Some years ago I noticed that there appeared to be a thriving bolt-on spoiler scene among the adolescent automobile enthusiasts of Kingston, New York. Once I realized this, it became difficult not to notice all the bolt-on spoilers, and I couldn't keep myself from pointing them out to Gretchen as we drove around. "Look, now that's a bolt-on spoiler!" I'd say. So after some months of this she ordered a bolt-on spoiler and gave it to me as a present for either Christmas or my birthday. I'd thought it was a ridiculous gift at the time (I was driving a small pickup truck in those days), so the spoiler just sat around as another unfinished project in the laboratory. What the hell would I do with the damn thing?
Today I installed the spoiler on the sloping 45 degree ceiling above my computer desk, where it could serve as a convenient shelf for items not more than five inches high. It's not easy to attach a shelf to a sloping wall/ceiling, but the hardware for attaching a spoiler somehow makes it possible.
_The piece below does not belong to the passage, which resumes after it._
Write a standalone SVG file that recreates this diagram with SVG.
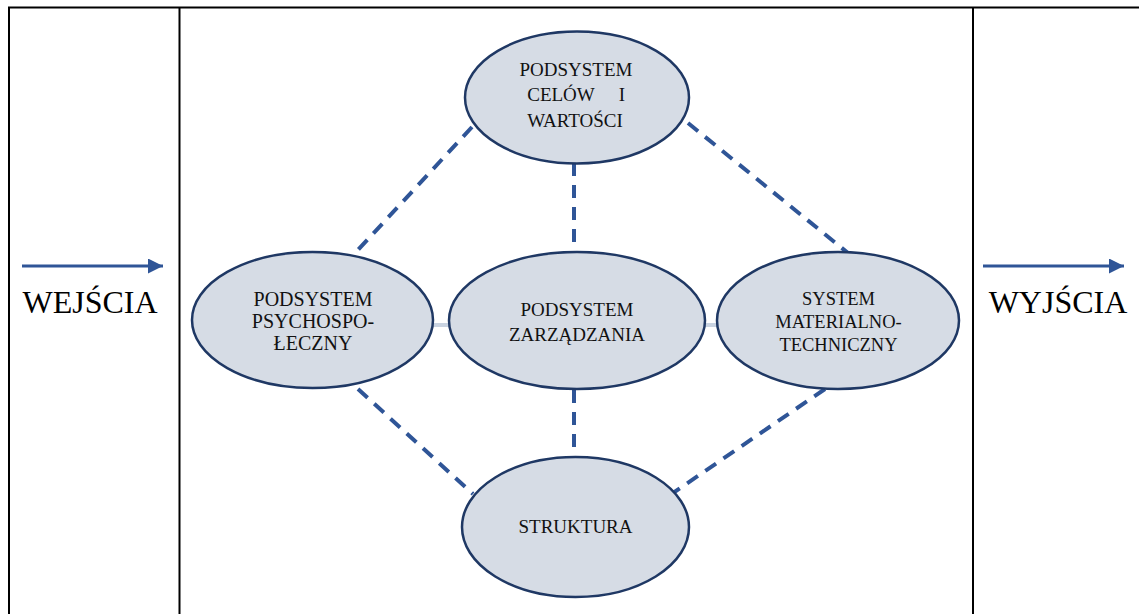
<svg xmlns="http://www.w3.org/2000/svg" width="1139" height="614" viewBox="0 0 1139 614">
  <style>
    .frame { stroke: #000; stroke-width: 2; fill: none; }
    .node ellipse { fill: #d6dce5; stroke: #1f3864; stroke-width: 2.5; }
    .label { font-family: "Liberation Serif", "DejaVu Serif", serif; fill: #111; text-anchor: middle; }
    .dash { stroke: #2f5597; stroke-width: 4; stroke-dasharray: 13 9; fill: none; }
    .link { stroke: #c9d3e1; stroke-width: 4; fill: none; }
    .flow { stroke: #2f5597; stroke-width: 3; fill: none; }
    .big { font-family: "Liberation Serif", "Times New Roman", serif; font-size: 32px; fill: #000; text-anchor: middle; }
  </style>
  <defs>
    <marker id="head" viewBox="0 0 10 10" refX="10" refY="5" markerWidth="5" markerHeight="5" markerUnits="strokeWidth" orient="auto">
      <path d="M0,0 L10,5 L0,10 z" fill="#2f5597"/>
    </marker>
  </defs>

  <rect width="1139" height="614" fill="#fff"/>

  <!-- table frame -->
  <g id="frame">
    <line class="frame" x1="8" y1="7.5" x2="1139" y2="7.5"/>
    <line class="frame" x1="9" y1="7" x2="9" y2="614"/>
    <line class="frame" x1="179.5" y1="7" x2="179.5" y2="614"/>
    <line class="frame" x1="973" y1="7" x2="973" y2="614"/>
  </g>

  <!-- inputs / outputs -->
  <g id="inputs">
    <line class="flow" x1="22" y1="266" x2="163" y2="266" marker-end="url(#head)"/>
    <text class="big" x="90" y="313">WEJŚCIA</text>
  </g>
  <g id="outputs">
    <line class="flow" x1="983" y1="266" x2="1124" y2="266" marker-end="url(#head)"/>
    <text class="big" x="1058" y="313">WYJŚCIA</text>
  </g>

  <!-- connectors -->
  <g id="connectors">
    <line class="dash" x1="472" y1="127" x2="357" y2="251"/>
    <line class="dash" x1="574" y1="163" x2="574" y2="252"/>
    <line class="dash" x1="688" y1="123" x2="848" y2="253"/>
    <line class="dash" x1="358" y1="389" x2="473" y2="494"/>
    <line class="dash" x1="574" y1="390" x2="574" y2="457"/>
    <line class="dash" x1="825" y1="389" x2="673" y2="493"/>
    <line class="link" x1="431" y1="325" x2="451" y2="325"/>
    <line class="link" x1="703" y1="325" x2="719" y2="325"/>
  </g>

  <!-- nodes -->
  <g id="node-cele" class="node">
    <ellipse cx="577" cy="97.5" rx="112" ry="66"/>
    <text class="label" font-size="19" x="576" y="76">PODSYSTEM</text>
    <text class="label" font-size="19" x="561" y="101">CELÓW</text>
    <text class="label" font-size="19" x="622" y="101">I</text>
    <text class="label" font-size="19" x="575" y="127">WARTOŚCI</text>
  </g>

  <g id="node-psycho" class="node">
    <ellipse cx="312.5" cy="320" rx="120.5" ry="68"/>
    <text class="label" font-size="20" x="313" y="306">PODSYSTEM</text>
    <text class="label" font-size="20" x="313" y="328">PSYCHOSPO-</text>
    <text class="label" font-size="20" x="313" y="350">ŁECZNY</text>
  </g>

  <g id="node-zarzadzanie" class="node">
    <ellipse cx="577" cy="320.5" rx="128" ry="68.5"/>
    <text class="label" font-size="19" x="577" y="316">PODSYSTEM</text>
    <text class="label" font-size="19" x="577" y="341">ZARZĄDZANIA</text>
  </g>

  <g id="node-material" class="node">
    <ellipse cx="838" cy="320.5" rx="121" ry="68.5"/>
    <text class="label" font-size="18.5" x="838.5" y="305">SYSTEM</text>
    <text class="label" font-size="18.5" x="838.5" y="328">MATERIALNO-</text>
    <text class="label" font-size="18.5" x="838.5" y="351">TECHNICZNY</text>
  </g>

  <g id="node-struktura" class="node">
    <ellipse cx="575.5" cy="527" rx="113.5" ry="70"/>
    <text class="label" font-size="19" x="575.5" y="533">STRUKTURA</text>
  </g>
</svg>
Furthermore, the concavity of the spoiler's ærodynamic surface (which I have pointing upward) serves as a useful dish to keep things on the shelf from eventually being vibrated off the edge.


I've been continuing to listen to my Pandora radio station, the one that I have grown from a single Sunny Day Real Estate song ("Fool in the Photograph"). I've been careful to give lots of ratings to the songs sent my way, hoping that eventually the songs would perfectly match my tastes. But it hasn't been working out that way. I notice that my station keeps playing me the same specific songs from the same particular CD, often at very high rates of rotation. In terms of musical diversity, then, it's no better than top-40 radio (if anything describable by that 1970s-era term can be said to still exist). I'm finding that I have to give a thumbs-down rating to songs that I used to like, just so I never have to hear them again. It's possible that such monotony is the result of only giving Pandora one song to work with, but a smart algorithm should be able to come up with better diversity based on all the rating data I've given it. And it should know by now that I don't like Nu Metal (I dislike the characteristic passages of "scream-singing"), Hair Metal (yes, even in its retro form), and Creed. But I don't hate all the Christian hard rock Pandora has been throwing at me. I actually do like the song "Forgiven" by Relient K, though it seems to be about masturbation guilt.